Analisis Ajaib Sekuritas, M. Julian Fadli mengatakan, secara prospek Blibli memiliki dukungan dari kekuatan grup yang besar, sehingga berpotensi untuk memiliki prospek fundamental yang baik secara tren jangka panjang.
"Blibli didukung oleh GDP Venture yang merupakan modal venture Grup Djarum," kata Julian.
Dia memaparkan, Blibli menyediakan pengalaman konsumen yang terintegrasi, baik secara daring atau online maupun luring atau offline.
Di dalamnya terdapat e-commerce Blibli.com dan tiket.com serta aktif mengoperasikan toko fisik untuk mitra dengan merek terkemuka, termasuk Samsung, VIVO, dan OPPO, serta supermarket barang kebutuhan sehari-hari yang dioperasikan oleh anak perusahaan yaitu, toko fisik Ranch Market.
Per 31 Desember 2021, menurut Frost & Sullivan, Blibli.com menduduki peringkat nomor satu dalam kategori makanan segar dan elektronik dalam omnichannel B2C, dan peringkat nomor dua dalam otomotif dan B2B, di antara pelaku e-commerce lain di Indonesia.
Blibli mencatatkan pertumbuhan Total Processing Value (TPV) dari seluruh segmen, yaitu Ritel 1P, Ritel 3P, Institusi maupun Toko Fisik. Secara Keseluruhan dari tahun 2020 hingga 2021 TPV tumbuh sebesar 44,7% secara tahunan.
Sejak tiga bulan yang berakhir pada 31 Maret 2021 hingga tiga bulan yang berakhir pada 31 Maret 2022 pertumbuhan keseluruhan TPV mencapai 95%.
Menurut Julian, pertumbuhan TPV sejalan dengan pendapatan bruto menjadi sebesar Rp 9,51 triliun, atau meningkat 97,7% secara tahunan dari periode yang sama tahun lalu, Rp 4,81 triliun.
Pengeluaran untuk diskon dan promosi menurun secara tahunan, hasil dari strategi dan fokus Bblibli yang positif atas monetisasi platform dan optimasi diskon serta promosi langsung secara efektif di segmen ritel, institusi dan toko fisik.
Hal tersebut membuat pendapatan neto BELI meningkat menjadi sebesar Rp 8,85 triliun, melesat 106% secara tahunan dari Rp 4,29 triliun.

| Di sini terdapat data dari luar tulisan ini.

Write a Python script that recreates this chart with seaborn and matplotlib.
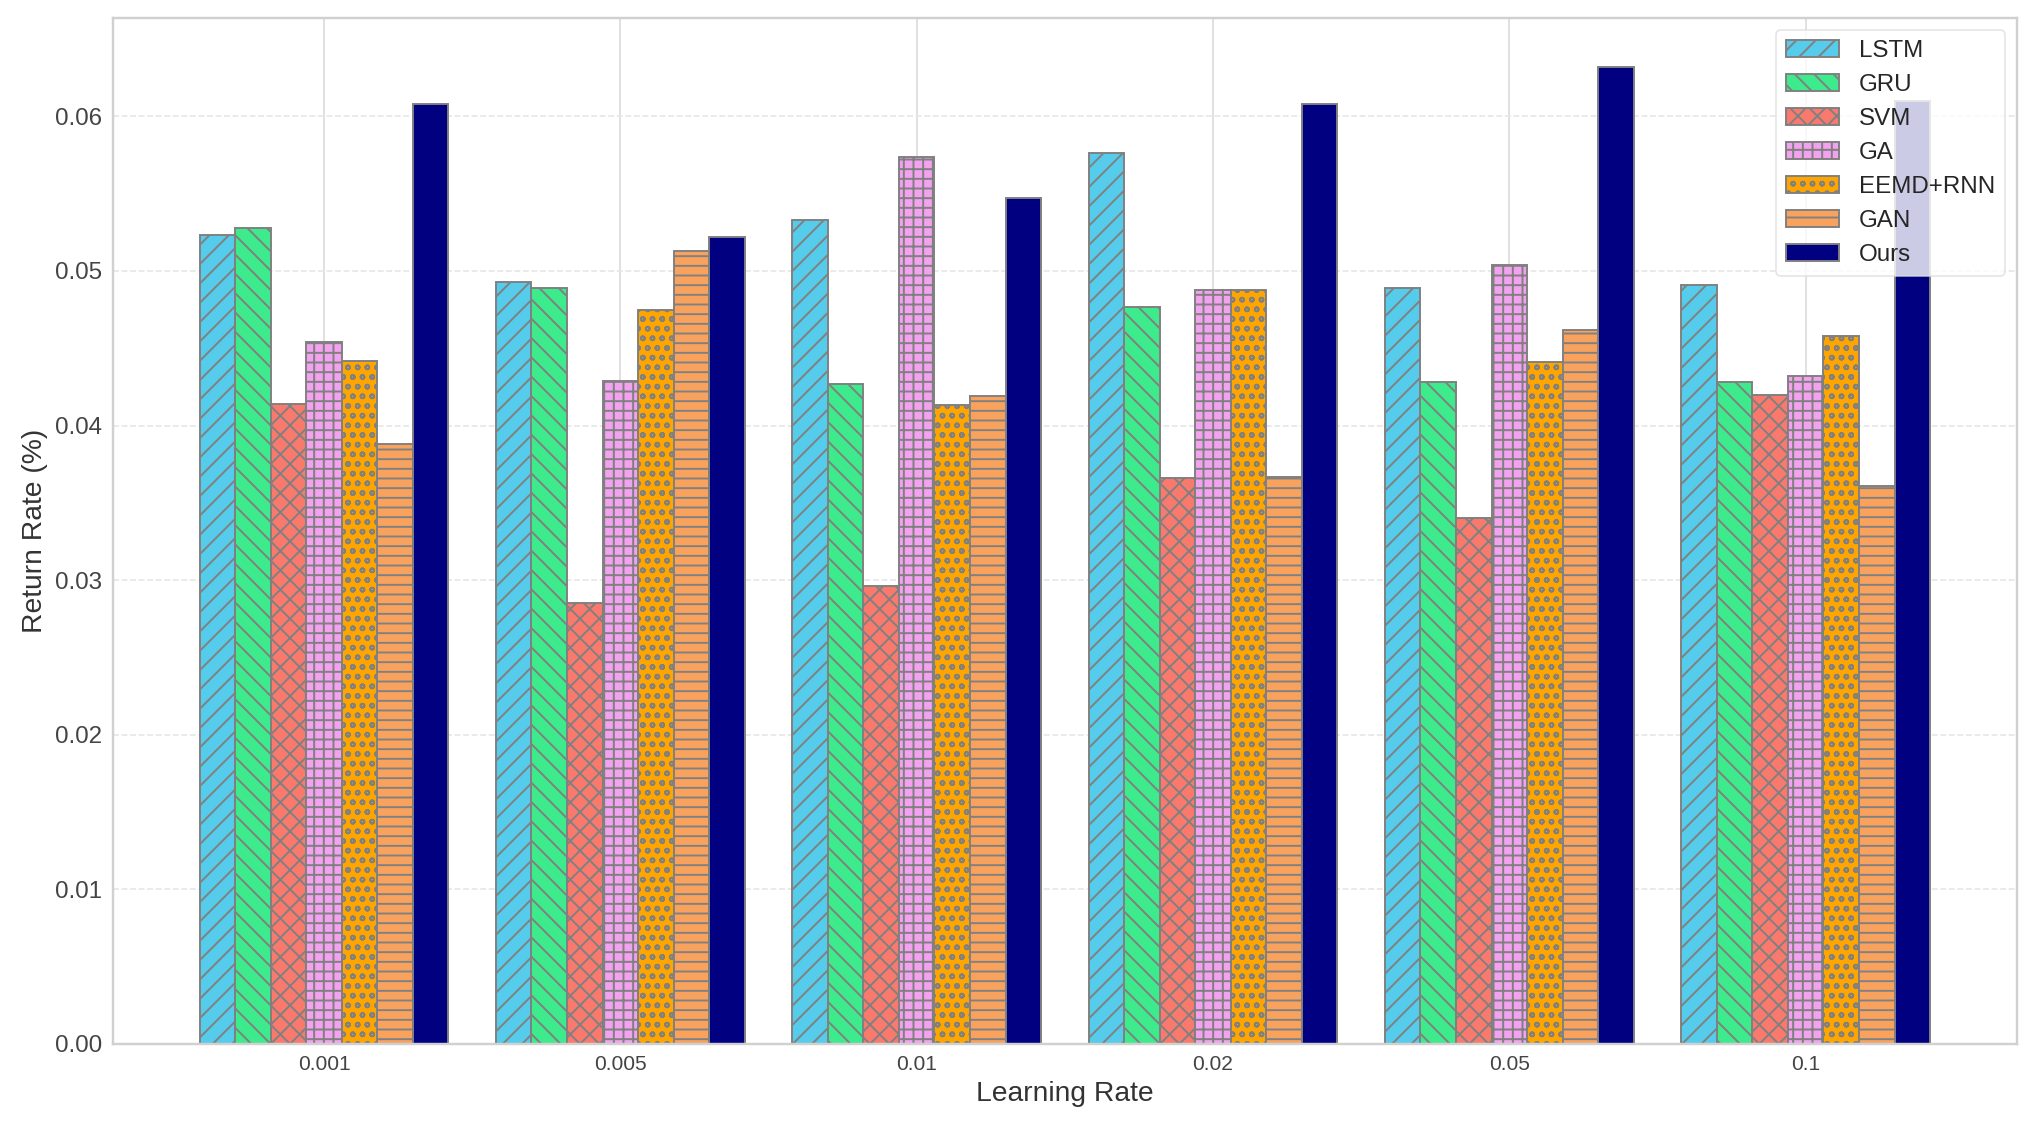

Blibli mencatatkan penurunan EBITDA yang semakin dalam, dari 2020 yang tercatat terkontraksi sebesar Rp 3,21 triliun menjadi Rp 3,37 triliun pada 2021, karena meningkatnya beban pokok pendapatan dan beban penjualan, seiring dengan bertambahnya skala operasional dan penambahan anak perusahaan yang baru diakuisisi Blibli.
Perusahaan juga mencatatkan kenaikan total aset menjadi sebesar Rp18,3 triliun, meningkat 104% secara tahunan dari sebelumnya Rp8,9 triliun.
Blibli masih mencatatkan kinerja yang negatif, tercermin pada laporan laba rugi dan penghasilan komprehensif yang masih membukukan rugi Rp3,35 triliun, cenderung meningkat dari tahun sebelumnya dengan rugi Rp 2,41 triliun.
"Meskipun masih memiliki kinerja negatif dari sisi bottom line, Blibli berhasil mencatatkan rasio solvabilitas yang membaik, sehingga akan meningkatkan kinerja keuangan yang positif ke depan," ujar Julian dalam laporan hasil risetnya.
Hal ini tercermin pada penurunan rasio utang terhadap aset atau Debt to Asset Ratio (DAR) dari sebelumnya 71,75% di tahun 2020 menjadi 45,16% pada 2021. Selain itu rasio utang terhadap ekuitas atau Debt to Equity Ratio (DER) juga menyusut dari sebelumnya 247,87% pada 2020 menjadi 82,34% pada 2021.